> **Extracted material**
————————
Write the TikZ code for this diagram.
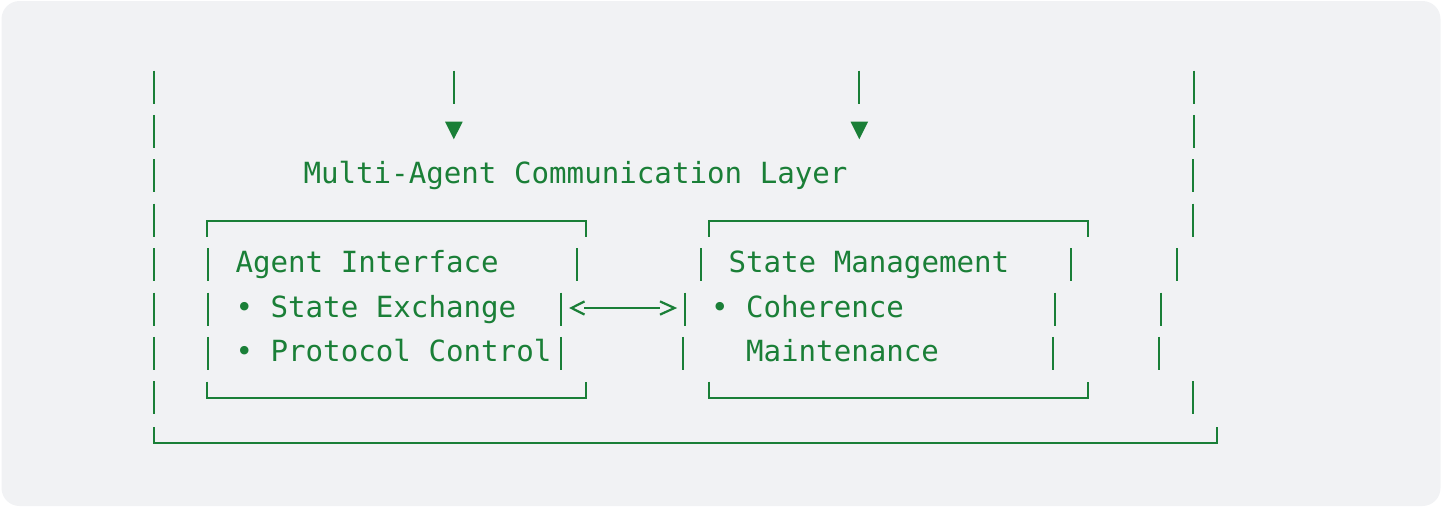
\documentclass[tikz,border=0pt]{standalone}
\usepackage{fontspec}
\newfontfamily\monofnt{DejaVu Sans Mono}
\definecolor{ink}{HTML}{1A7F37}
\definecolor{panel}{HTML}{F1F2F4}
\begin{document}
\begin{tikzpicture}[x=1pt,y=-1pt,
  txt/.style={anchor=base west, inner sep=0pt, outer sep=0pt, text=ink,
              font=\monofnt\fontsize{29.15}{35}\selectfont},
  bar/.style={draw=ink, line width=2pt},
  frame/.style={draw=ink, line width=2pt, line join=miter},
  chev/.style={draw=ink, line width=2.2pt, line join=miter},
  tri/.style={fill=ink}]
\useasboundingbox (0,0) rectangle (1442,507);
\fill[panel, rounded corners=18pt] (1.5,1) rectangle (1440.5,506);

% --- vertical bars, row by row
\foreach \x in {154,454,859,1194} \draw[bar] (\x,70.5) -- (\x,103.5);
\foreach \x in {154,1194} \draw[bar] (\x,114.9) -- (\x,147.9);
\foreach \x in {154,1193} \draw[bar] (\x,159.3) -- (\x,192.3);
\foreach \x in {154,1193} \draw[bar] (\x,203.7) -- (\x,236.7);
\foreach \x in {154,208,577,701,1071,1177} \draw[bar] (\x,248.1) -- (\x,281.1);
\foreach \x in {154,208,561,685,1055,1161} \draw[bar] (\x,292.5) -- (\x,325.5);
\foreach \x in {154,208,561,683,1053,1159} \draw[bar] (\x,336.9) -- (\x,369.9);
\foreach \x in {154,1193} \draw[bar] (\x,381.3) -- (\x,414.3);

% --- down arrow heads
\fill[tri] (445,121.7) -- (462.7,121.7) -- (453.8,139.3) -- cycle;
\fill[tri] (850.5,121.7) -- (868.1,121.7) -- (859.3,139.3) -- cycle;

% --- text
\node[txt] (title) at (303.5,183.8) {Multi-Agent Communication Layer};
\node[txt] (ai) at (235.5,272.6) {Agent Interface};
\node[txt] (se) at (235.5,317) {• State Exchange};
\node[txt] (pc) at (235.5,361.4) {• Protocol Control};
\node[txt] (sm) at (728.5,272.6) {State Management};
\node[txt] (co) at (711,317) {• Coherence};
\node[txt] (mt) at (746,361.4) {Maintenance};

% --- boxes
\draw[frame] (207,236.5) -- (207,221) -- (586,221) -- (586,236.5);
\draw[frame] (207,381.5) -- (207,398) -- (586,398) -- (586,381.5);
\draw[frame] (709,236.5) -- (709,221) -- (1088,221) -- (1088,236.5);
\draw[frame] (709,381.5) -- (709,398) -- (1088,398) -- (1088,381.5);
\draw[frame] (154,427) -- (154,443) -- (1217,443) -- (1217,427);

% --- bidirectional connector between the two boxes
\coordinate (la) at (571.5,308);
\coordinate (ra) at (674.5,308);
\draw[bar] ([xshift=12.8pt]la) -- ([xshift=-14.5pt]ra);
\draw[chev] ([xshift=13pt,yshift=6.6pt]la) -- (la) -- ([xshift=13pt,yshift=-6.6pt]la);
\draw[chev] ([xshift=-14.5pt,yshift=6.6pt]ra) -- (ra) -- ([xshift=-14.5pt,yshift=-6.6pt]ra);
\end{tikzpicture}
\end{document}
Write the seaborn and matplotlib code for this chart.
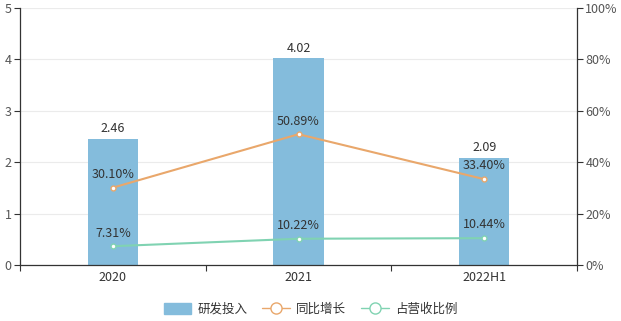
import matplotlib
matplotlib.use("Agg")
import matplotlib.pyplot as plt
import seaborn as sns
import pandas as pd
from matplotlib.lines import Line2D
from matplotlib.patches import Patch

categories = ["2020", "2021", "2022H1"]
rd_invest = [2.46, 4.02, 2.09]
yoy_growth = [30.10, 50.89, 33.40]
revenue_ratio = [7.31, 10.22, 10.44]

bar_color = "#84bcdc"
orange = "#e9a76b"
green = "#80d3b2"
text_color = "#333333"

sns.set_theme(style="white")
plt.rcParams['font.family'] = ['Noto Sans CJK SC', 'DejaVu Sans']

fig = plt.figure(figsize=(6.21, 3.21), dpi=100)
ax = fig.add_axes([20/621, 56/321, 557/621, 257/321])

df = pd.DataFrame({"cat": categories, "val": rd_invest})
sns.barplot(data=df, x="cat", y="val", color=bar_color, width=0.27, ax=ax, saturation=1,
            linewidth=0, edgecolor="none")
ax.set_xlim(-0.5, 2.5)
ax.set_ylim(0, 5)
ax.set_yticks([0, 1, 2, 3, 4, 5])
ax.yaxis.grid(True, color="#ebebeb", linewidth=0.8)
ax.set_axisbelow(True)
ax.set_xlabel("")
ax.set_ylabel("")
for s in ["top", "right"]:
    ax.spines[s].set_visible(False)
for s in ["left", "bottom"]:
    ax.spines[s].set_color("#333333")
    ax.spines[s].set_linewidth(0.9)
ax.tick_params(axis="y", left=True, length=4, width=0.8, color="#333333", labelsize=9, labelcolor="#555555", pad=2)
ax.tick_params(axis="x", bottom=False, labelsize=9, labelcolor="#333333", pad=-2)
ax.set_xticks([-0.5, 0.5, 1.5, 2.5], minor=True)
ax.tick_params(axis="x", which="minor", bottom=True, length=4, width=0.8, color="#333333")

for i, v in enumerate(rd_invest):
    ax.text(i, v + 0.07, f"{v:.2f}", ha="center", va="bottom", fontsize=9, color=text_color)

ax2 = ax.twinx()
ldf = pd.DataFrame({"x": [0, 1, 2], "yoy": yoy_growth, "ratio": revenue_ratio})
sns.lineplot(data=ldf, x="x", y="yoy", ax=ax2, color=orange, linewidth=1.5, marker="o",
             markersize=3.5, markerfacecolor="white", markeredgecolor=orange, markeredgewidth=1)
sns.lineplot(data=ldf, x="x", y="ratio", ax=ax2, color=green, linewidth=1.5, marker="o",
             markersize=3.5, markerfacecolor="white", markeredgecolor=green, markeredgewidth=1)
ax2.set_ylim(0, 100)
ax2.set_xlim(-0.5, 2.5)
ax2.set_yticks([0, 20, 40, 60, 80, 100])
ax2.set_yticklabels([f"{t}%" for t in [0, 20, 40, 60, 80, 100]])
ax2.set_xlabel("")
ax2.set_ylabel("")
for s in ["top", "left", "bottom"]:
    ax2.spines[s].set_visible(False)
ax2.spines["right"].set_color("#333333")
ax2.spines["right"].set_linewidth(0.9)
ax2.tick_params(axis="y", right=True, length=4, width=0.8, color="#333333", labelsize=9, labelcolor="#555555", pad=2)
ax2.grid(False)

for i, v in enumerate(yoy_growth):
    ax2.text(i, v + 2.6, f"{v:.2f}%", ha="center", va="bottom", fontsize=9, color=text_color)
for i, v in enumerate(revenue_ratio):
    ax2.text(i, v + 2.6, f"{v:.2f}%", ha="center", va="bottom", fontsize=9, color=text_color)

handles = [
    Patch(facecolor=bar_color, edgecolor=bar_color),
    Line2D([0], [0], color=orange, linewidth=1, marker="o", markersize=8, markerfacecolor="white", markeredgecolor=orange),
    Line2D([0], [0], color=green, linewidth=1, marker="o", markersize=8, markerfacecolor="white", markeredgecolor=green),
]
fig.legend(handles, ["研发投入", "同比增长", "占营收比例"], loc="center", bbox_to_anchor=(0.5, 12/321),
           ncol=3, frameon=False, fontsize=9, handlelength=2.2, handleheight=1.0, columnspacing=1.2,
           handletextpad=0.5, labelcolor="#333333")

fig.savefig("out.png", dpi=100)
————————
> **Your task**
Repeat the listing above up to and including the line with "(1.5,1) rectangle (1440.5,506);", starting from its first line. Drop any pictures.

> **Response to the task**
Write the TikZ code for this diagram.
\documentclass[tikz,border=0pt]{standalone}
\usepackage{fontspec}
\newfontfamily\monofnt{DejaVu Sans Mono}
\definecolor{ink}{HTML}{1A7F37}
\definecolor{panel}{HTML}{F1F2F4}
\begin{document}
\begin{tikzpicture}[x=1pt,y=-1pt,
  txt/.style={anchor=base west, inner sep=0pt, outer sep=0pt, text=ink,
              font=\monofnt\fontsize{29.15}{35}\selectfont},
  bar/.style={draw=ink, line width=2pt},
  frame/.style={draw=ink, line width=2pt, line join=miter},
  chev/.style={draw=ink, line width=2.2pt, line join=miter},
  tri/.style={fill=ink}]
\useasboundingbox (0,0) rectangle (1442,507);
\fill[panel, rounded corners=18pt] (1.5,1) rectangle (1440.5,506);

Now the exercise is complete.